Willie Deuel said...

I responded to this excellent post at my own blog, http://willdeuel.wordpress.com

Anonymous said...

Excellent post.

We, as a denomination, need to be more willing to lsiten to each other. We may never change each other's mind but we may learn to appreciate each other more.

I don't like labels because I feel as if they alienate us more than anything but I appreciate your use of them here.

Along the Narrow Path said...

This is an excellent post. Just like in real life, people don't have to hate each other to disagree. A pastor we recently had was a little conservative and I disagreed with him politically, we agreed on many things and I truly thought well of him. If people would just get to know each other and accept the fact that we don't always agree would make for a better place in all areas of life.

Anonymous said...

Funny, I’d never consider myself to be conservative. I sometimes feel like a stranger in a strange land; friends like Andy think I’m conservative, but many in my congregation think I’m rather liberal. I’ve been scolded over promoting issues of inclusive language and equal roles for women and have been scowled at over my reluctance to support reconciling efforts. Maybe this doesn’t place me radically in the center, but it does make me something other than left or right.

The issue as I see it is that the via media does not seem acceptable when dealing with issues of justice/ inclusiveness, and other hot-button topics so we split into camps.
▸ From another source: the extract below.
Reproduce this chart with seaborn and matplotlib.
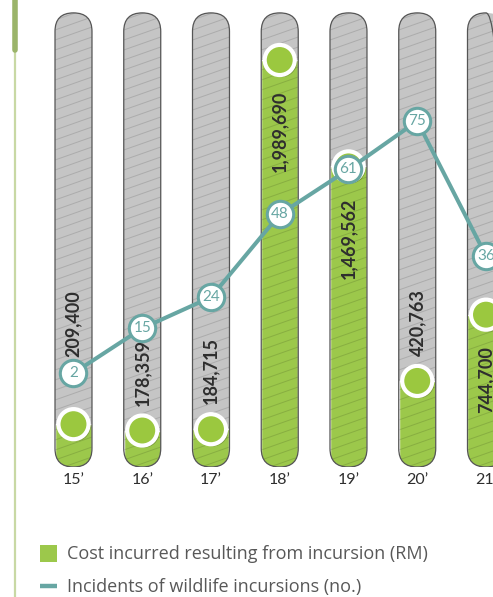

Despite the fact that I often view issues through a different lens than Andy does, I always look forward to what he has to say, and really enjoy his company. So I can eat frozen custard with the guy but we don’t have to have the same sprinkles in our cups (I’m a Buckaroo man…can I get a witness?!)
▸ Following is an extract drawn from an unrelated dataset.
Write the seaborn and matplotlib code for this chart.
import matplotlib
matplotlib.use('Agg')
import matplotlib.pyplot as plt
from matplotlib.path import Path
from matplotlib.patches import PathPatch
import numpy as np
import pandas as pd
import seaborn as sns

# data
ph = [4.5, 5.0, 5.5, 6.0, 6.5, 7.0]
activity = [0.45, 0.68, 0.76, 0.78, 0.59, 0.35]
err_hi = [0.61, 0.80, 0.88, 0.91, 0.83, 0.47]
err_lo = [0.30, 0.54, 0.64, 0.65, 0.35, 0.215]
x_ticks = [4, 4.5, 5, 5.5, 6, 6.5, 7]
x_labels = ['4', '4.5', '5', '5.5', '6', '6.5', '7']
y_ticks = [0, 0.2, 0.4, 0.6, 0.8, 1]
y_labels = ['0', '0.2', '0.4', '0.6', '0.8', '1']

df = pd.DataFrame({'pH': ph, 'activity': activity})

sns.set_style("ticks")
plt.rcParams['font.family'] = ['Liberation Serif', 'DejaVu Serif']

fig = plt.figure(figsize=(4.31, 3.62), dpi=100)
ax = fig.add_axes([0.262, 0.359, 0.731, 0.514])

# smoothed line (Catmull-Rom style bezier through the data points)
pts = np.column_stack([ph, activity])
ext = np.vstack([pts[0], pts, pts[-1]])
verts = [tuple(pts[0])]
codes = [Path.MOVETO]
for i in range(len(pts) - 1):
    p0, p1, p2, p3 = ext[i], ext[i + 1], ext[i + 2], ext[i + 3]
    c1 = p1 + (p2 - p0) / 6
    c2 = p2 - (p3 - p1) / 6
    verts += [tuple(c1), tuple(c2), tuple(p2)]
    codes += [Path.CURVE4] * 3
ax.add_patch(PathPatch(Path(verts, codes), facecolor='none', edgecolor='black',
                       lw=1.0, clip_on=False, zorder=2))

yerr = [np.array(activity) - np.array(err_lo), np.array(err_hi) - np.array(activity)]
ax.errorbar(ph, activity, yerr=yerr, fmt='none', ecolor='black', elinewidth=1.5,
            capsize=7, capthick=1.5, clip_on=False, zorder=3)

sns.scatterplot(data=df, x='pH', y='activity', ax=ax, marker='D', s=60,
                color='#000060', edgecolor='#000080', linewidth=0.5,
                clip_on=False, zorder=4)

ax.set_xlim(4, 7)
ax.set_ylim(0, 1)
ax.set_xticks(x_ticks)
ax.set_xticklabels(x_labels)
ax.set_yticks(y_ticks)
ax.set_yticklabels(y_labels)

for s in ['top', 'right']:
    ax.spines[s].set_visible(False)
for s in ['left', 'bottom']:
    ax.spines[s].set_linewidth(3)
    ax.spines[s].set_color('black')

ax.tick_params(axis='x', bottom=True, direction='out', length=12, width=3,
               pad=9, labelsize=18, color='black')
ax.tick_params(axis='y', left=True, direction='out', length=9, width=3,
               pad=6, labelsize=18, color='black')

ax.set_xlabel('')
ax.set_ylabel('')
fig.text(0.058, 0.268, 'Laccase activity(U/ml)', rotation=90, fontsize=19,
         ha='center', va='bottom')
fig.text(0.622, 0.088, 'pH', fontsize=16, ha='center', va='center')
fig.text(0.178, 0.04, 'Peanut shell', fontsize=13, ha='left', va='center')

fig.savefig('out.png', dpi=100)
Maybe because I’m a student at a seminary that is known for being something other than “conservative” I’ve grown accustomed to having my buttons pushed without getting too riled. I could have left for another school (which seems to be a growing trend) but I chose to stay and wriggle in my seat…which I’ve actually come to enjoy in a masochistic sort of way. My favorite thing about my time on campus is that I’ve made friends with some way-out crazy liberals whom I seldom if ever agree with on anything…and yet I’ve discovered they are really sweet, well intentioned people who want the same thing I want from a “United” church; faithfulness.

Anonymous said...

This left/right thinking may work in some scenarios but honestly how do you ever plan to get anything done. Most of us grow up and have learned to meet in the middle and do a bit more tahn eat some custard.

kc bob said...

I like this quote:

"In essentials, unity; in differences, liberty; in all things, charity." - Philipp Melanchthon

But I do think that life is in the middle :)

Anonymous said...


Larry B. said it quite well with "how funny it is that in a discussion about how we disagree, we agree."
The essence of your post was the premise of my initial comment in your Dream for Annual Conference post in late February.
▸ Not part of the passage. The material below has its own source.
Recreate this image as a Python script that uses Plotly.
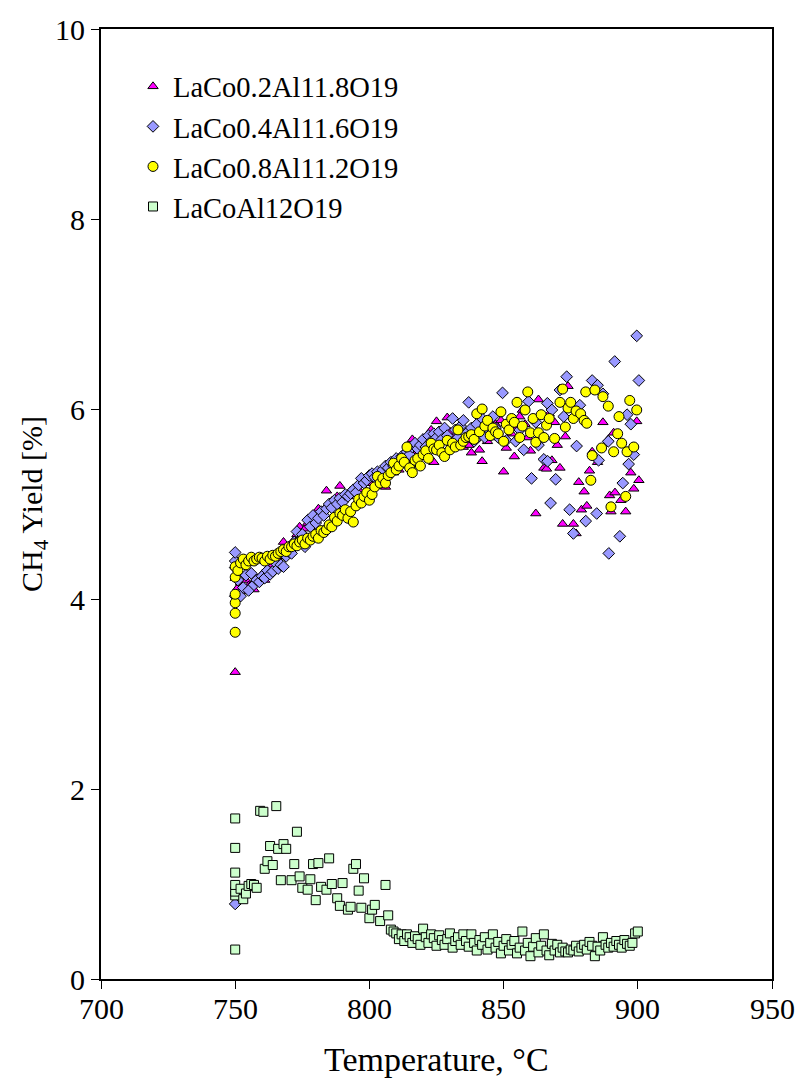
import plotly.graph_objects as go

# LaCo0.2Al11.8O19 (magenta triangles)
t1 = [750, 750, 751, 752, 753, 754, 755, 756, 757, 758, 759, 760, 761, 762, 763, 764, 765, 766, 767, 768,
      769, 770, 771, 772, 773, 774, 775, 776, 777, 778, 779, 780, 781, 782, 783, 784, 785, 786, 787, 788,
      789, 790, 791, 792, 793, 794, 795, 796, 797, 798, 799, 800, 801, 802, 803, 804, 805, 806, 807, 808,
      809, 810, 811, 812, 813, 814, 815, 816, 817, 818, 819, 820, 821, 822, 823, 824, 825, 826, 827, 828,
      829, 830, 831, 832, 833, 834, 835, 836, 837, 838, 839, 840, 841, 842, 843, 844, 845, 846, 847, 848,
      849, 850, 851, 852, 853, 854, 855, 856, 857, 858, 859, 860, 861, 862, 863, 864, 865, 866, 867, 868,
      869, 870, 871, 872, 873, 874, 875, 876, 877, 878, 879, 880, 881, 882, 883, 885, 887, 889, 889.5, 890,
      891, 891.5, 893.7, 895.5, 897.4, 898.5, 899.6, 900.4]
y1 = [3.23, 4.22, 4.12, 4.17, 4.08, 4.20, 4.14, 4.15, 4.10, 4.22, 4.19, 4.26, 4.20, 4.30, 4.28, 4.36, 4.34, 4.42, 4.45, 4.60,
      4.52, 4.55, 4.58, 4.62, 4.68, 4.76, 4.70, 4.74, 4.80, 4.84, 4.78, 4.86, 4.95, 4.90, 4.94, 5.14, 4.98, 5.03, 5.00, 5.08,
      5.19, 5.06, 5.10, 5.08, 5.14, 5.12, 5.18, 5.15, 5.20, 5.22, 5.25, 5.22, 5.28, 5.26, 5.30, 5.24, 5.32, 5.18, 5.35, 5.38,
      5.33, 5.40, 5.36, 5.45, 5.42, 5.50, 5.46, 5.68, 5.52, 5.55, 5.60, 5.58, 5.64, 5.62, 5.78, 5.44, 5.87, 5.66, 5.70, 5.68,
      5.91, 5.76, 5.62, 5.72, 5.65, 5.70, 5.60, 5.75, 5.62, 5.54, 5.68, 5.72, 5.57, 5.45, 5.78, 5.66, 5.82, 5.70, 5.84, 5.76,
      5.88, 5.34, 5.59, 5.86, 5.74, 5.50, 5.80, 5.92, 5.99, 5.84, 5.70, 5.56, 5.90, 4.90, 6.10, 5.94, 5.38, 5.37, 5.95, 5.46,
      5.86, 5.62, 5.38, 4.79, 5.71, 6.24, 6.05, 4.79, 4.69, 5.23, 4.94, 5.13, 4.98, 5.35, 5.55, 5.44, 5.86, 5.68, 5.09, 4.92,
      5.75, 5.12, 5.04, 4.92, 5.33, 5.16, 5.87, 5.25]

# LaCo0.4Al11.6O19 (blue diamonds)
t2 = [750, 750, 750, 750, 750, 751, 752, 753, 754, 755, 756, 757, 758, 759, 760, 761, 762, 763, 764, 765,
      766, 767, 768, 769, 770, 771, 772, 773, 774, 775, 776, 777, 778, 779, 780, 781, 782, 783, 784, 785,
      786, 787, 788, 789, 790, 791, 792, 793, 794, 795, 796, 797, 798, 799, 800, 801, 802, 803, 804, 805,
      806, 807, 808, 809, 810, 811, 812, 813, 814, 815, 816, 817, 818, 819, 820, 821, 822, 823, 824, 825,
      826, 827, 828, 829, 830, 831, 832, 833, 834, 835, 836, 837, 838, 839, 840, 841, 842, 843, 844, 845,
      846, 847, 848, 849.6, 851, 852, 854.5, 856, 857.5, 859.3, 860.4, 862, 863, 865, 866.3, 866.4, 867.5, 868, 869.4, 871,
      872.4, 873.5, 874.6, 876, 877.2, 878.4, 880.6, 883, 884.7, 885, 885.4, 887, 889, 889.2, 891.4, 893.3, 894.4, 896, 896.6, 897.4,
      898.5, 899.6, 900.4]
y2 = [0.79, 4.03, 4.33, 4.40, 4.49, 4.20, 4.03, 4.12, 4.25, 4.09, 4.27, 4.15, 4.20, 4.18, 4.24, 4.22, 4.30, 4.26, 4.29, 4.38,
      4.32, 4.36, 4.34, 4.45, 4.50, 4.48, 4.60, 4.71, 4.62, 4.68, 4.55, 4.83, 4.76, 4.88, 4.80, 4.85, 4.92, 4.88, 4.95, 5.00,
      4.96, 5.04, 5.00, 5.06, 5.02, 5.10, 5.08, 5.11, 5.15, 5.12, 5.20, 5.27, 5.22, 5.25, 5.30, 5.32, 5.28, 5.34, 5.30, 5.36,
      5.40, 5.38, 5.44, 5.40, 5.48, 5.45, 5.50, 5.46, 5.55, 5.52, 5.60, 5.64, 5.58, 5.62, 5.68, 5.60, 5.72, 5.66, 5.74, 5.70,
      5.76, 5.68, 5.80, 5.72, 5.64, 5.90, 5.78, 5.70, 5.82, 5.88, 5.74, 6.07, 5.80, 5.66, 5.84, 5.72, 5.90, 5.70, 5.86, 5.76,
      5.92, 5.80, 5.70, 6.17, 5.67, 5.84, 5.66, 5.78, 5.57, 6.08, 5.27, 5.86, 5.62, 5.47, 6.06, 5.45, 5.01, 5.99, 5.26, 6.20,
      5.92, 6.34, 4.94, 4.69, 5.61, 6.04, 4.82, 6.30, 4.90, 6.25, 5.46, 6.16, 5.66, 4.48, 6.50, 4.66, 5.22, 5.94, 5.42, 5.84,
      5.52, 6.77, 6.30]

# LaCo0.8Al11.2O19 (yellow circles)
t3 = [750, 750, 750, 750, 750, 750, 751, 752, 753, 754, 755, 756, 757, 758, 759, 760, 761, 762, 763, 764,
      765, 766, 767, 768, 769, 770, 771, 772, 773, 774, 775, 776, 777, 778, 779, 780, 781, 782, 783, 784,
      785, 786, 787, 788, 789, 790, 791, 792, 793, 794, 795, 796, 797, 798, 799, 800, 801, 802, 803, 804,
      805, 806, 807, 808, 809, 810, 811, 812, 813, 814, 815, 816, 817, 818, 819, 820, 821, 822, 823, 824,
      825, 826, 827, 828, 829, 830, 831, 832, 833, 834, 835, 836, 837, 838, 839, 840, 841, 842, 843, 844,
      845, 846, 847, 848, 849, 850, 851, 852, 853, 854, 855, 856, 857, 858, 859, 860, 861, 862, 863, 864,
      865, 866, 867, 869, 871, 872, 873, 874, 875, 876, 877, 878.7, 880, 880.6, 881, 882.5, 883, 884, 886.5, 887,
      889, 890, 891, 892.5, 893, 894, 895.5, 896, 897, 898.5, 899.6]
y3 = [3.65, 3.85, 3.96, 4.05, 4.23, 4.34, 4.30, 4.38, 4.42, 4.36, 4.40, 4.44, 4.40, 4.42, 4.44, 4.43, 4.40, 4.45, 4.42, 4.46,
      4.45, 4.48, 4.50, 4.52, 4.50, 4.55, 4.55, 4.58, 4.56, 4.60, 4.62, 4.58, 4.64, 4.62, 4.66, 4.68, 4.64, 4.72, 4.70, 4.73,
      4.78, 4.76, 4.86, 4.82, 4.90, 4.88, 4.94, 4.85, 4.92, 4.81, 4.98, 5.05, 5.01, 5.08, 5.12, 5.04, 5.10, 5.18, 5.29, 5.22,
      5.27, 5.22, 5.30, 5.33, 5.43, 5.36, 5.40, 5.48, 5.44, 5.60, 5.38, 5.33, 5.46, 5.48, 5.40, 5.52, 5.56, 5.48, 5.64, 5.58,
      5.57, 5.62, 5.54, 5.50, 5.67, 5.57, 5.64, 5.60, 5.78, 5.62, 5.66, 5.70, 5.71, 5.73, 5.68, 5.95, 5.76, 6.00, 5.82, 5.88,
      5.72, 5.80, 5.76, 5.74, 5.97, 5.66, 5.84, 5.78, 5.90, 5.86, 6.07, 5.70, 5.82, 5.99, 6.18, 5.75, 5.90, 5.65, 5.75, 5.94,
      5.70, 5.83, 5.90, 5.69, 6.07, 6.21, 5.81, 6.01, 6.07, 5.90, 5.98, 5.95, 5.88, 6.18, 5.85, 5.25, 5.51, 6.20, 5.59, 6.13,
      6.03, 4.97, 5.55, 5.74, 5.92, 5.64, 5.08, 5.55, 6.09, 5.60, 5.99]

# LaCoAl12O19 (green squares)
t4 = [750, 750, 750, 750, 750, 750, 750, 752, 753, 754, 755, 756, 757, 758, 759.3, 760.5, 761, 762, 763, 764,
      765.3, 766, 767, 768, 769, 771, 772, 773, 774, 775, 777, 778, 779, 780, 781, 782, 784, 785, 786, 788,
      789, 790, 792, 793, 794, 795, 796, 797, 798, 800, 801, 802, 804, 806, 807, 808, 809, 810, 811, 812,
      813, 814, 815, 816, 817, 818, 819, 820, 821, 822, 823, 824, 825, 826, 827, 828, 829, 830, 831, 832,
      833, 834, 835, 836, 837, 838, 839, 840, 841, 842, 843, 844, 845, 846, 847, 848, 849, 850, 851, 852,
      853, 854, 855, 856, 857, 858, 859, 860, 861, 862, 863, 864, 865, 866, 867, 868, 869, 870, 871, 872,
      873, 874, 875, 876, 877, 878, 879, 880, 881, 882, 883, 884, 885, 886, 887, 888, 889, 890, 891, 892,
      893, 894, 895, 896, 897, 898, 899, 900]
y4 = [0.31, 0.88, 0.92, 0.99, 1.12, 1.38, 1.69, 0.95, 0.84, 0.90, 0.98, 1.00, 0.99, 0.96, 1.77, 1.76, 1.16, 1.24, 1.40, 1.20,
      1.82, 1.37, 1.04, 1.42, 1.37, 1.04, 1.21, 1.55, 1.08, 0.96, 0.94, 1.05, 1.21, 0.83, 1.22, 0.97, 0.94, 1.27, 1.00, 0.85,
      0.77, 1.01, 0.73, 0.76, 1.16, 1.21, 0.93, 0.75, 1.06, 0.64, 0.73, 0.78, 0.61, 0.99, 0.67, 0.52, 0.50, 0.48, 0.42, 0.47,
      0.40, 0.47, 0.44, 0.38, 0.45, 0.42, 0.36, 0.53, 0.44, 0.38, 0.47, 0.43, 0.35, 0.46, 0.41, 0.36, 0.42, 0.48, 0.33, 0.40,
      0.44, 0.36, 0.47, 0.40, 0.34, 0.47, 0.38, 0.30, 0.41, 0.36, 0.44, 0.31, 0.38, 0.47, 0.33, 0.39, 0.27, 0.35, 0.42, 0.30,
      0.36, 0.40, 0.27, 0.33, 0.50, 0.30, 0.38, 0.24, 0.34, 0.43, 0.28, 0.35, 0.47, 0.30, 0.25, 0.37, 0.30, 0.36, 0.28, 0.33,
      0.29, 0.28, 0.31, 0.30, 0.35, 0.29, 0.33, 0.36, 0.31, 0.39, 0.35, 0.24, 0.34, 0.30, 0.44, 0.36, 0.33, 0.38, 0.34, 0.40,
      0.36, 0.33, 0.41, 0.37, 0.35, 0.38, 0.48, 0.50]

names = ["LaCo0.2Al11.8O19", "LaCo0.4Al11.6O19", "LaCo0.8Al11.2O19", "LaCoAl12O19"]
symbols = ["triangle-up", "diamond", "circle", "square"]
colors = ["#FF00FF", "#9999FF", "#FFFF00", "#CCFFCC"]
sizes = [9, 9, 10, 9]
xs = [t1, t2, t3, t4]
ys = [y1, y2, y3, y4]

x_ticks = [700, 750, 800, 850, 900, 950]
y_ticks = [0, 2, 4, 6, 8, 10]
x_title = "Temperature, °C"
y_title = "CH<sub>4</sub> Yield [%]"

FONT = "Liberation Serif, Times New Roman, serif"

fig = go.Figure()
for x, y, n, s, c, sz in zip(xs, ys, names, symbols, colors, sizes):
    fig.add_trace(go.Scatter(
        x=x, y=y, mode="markers", name=n,
        marker=dict(symbol=s, color=c, size=sz, line=dict(color="black", width=1)),
    ))

axis_common = dict(
    showline=True, linecolor="black", linewidth=2, mirror=True,
    ticks="outside", ticklen=8, tickwidth=1, tickcolor="black",
    showgrid=False, zeroline=False,
    tickfont=dict(family=FONT, size=30, color="black"),
)

# x tick labels placed close under the ticks (Excel style)
annotations = [
    dict(x=v, xref="x", y=0, yref="paper", text=str(v), showarrow=False,
         xanchor="center", yanchor="top", yshift=-11,
         font=dict(family=FONT, size=30, color="black"))
    for v in x_ticks
]
annotations.append(dict(x=0.5, xref="paper", y=0, yref="paper", text=x_title, showarrow=False,
                        xanchor="center", yanchor="middle", yshift=-80,
                        font=dict(family=FONT, size=34, color="black")))

fig.update_layout(
    width=801, height=1083,
    margin=dict(l=101, r=29, t=29, b=104),
    paper_bgcolor="white", plot_bgcolor="white",
    font=dict(family=FONT, size=30, color="black"),
    showlegend=True,
    legend=dict(x=0.0477, y=0.966, xanchor="left", yanchor="top",
                bgcolor="rgba(0,0,0,0)", font=dict(family=FONT, size=28.5, color="black"),
                itemsizing="trace", tracegroupgap=0),
    xaxis=dict(range=[700, 950], tickvals=x_ticks, showticklabels=False,
               automargin=False, **axis_common),
    yaxis=dict(range=[0, 10], tickvals=y_ticks,
               title=dict(text=y_title, font=dict(family=FONT, size=30), standoff=4),
               automargin=False, **axis_common),
    annotations=annotations,
)

fig.write_html("out.html")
I believe that we are better when we hang out with more than just like-minded people – better Christians, better Methodists, and just better people.

Great message! For me, rational disagreements have oftentimes led to a deeper understanding than I had before confronting someone else's arguments. Where an argument starts is far less important than where it finishes because the evidence and reasoning in between is crucial.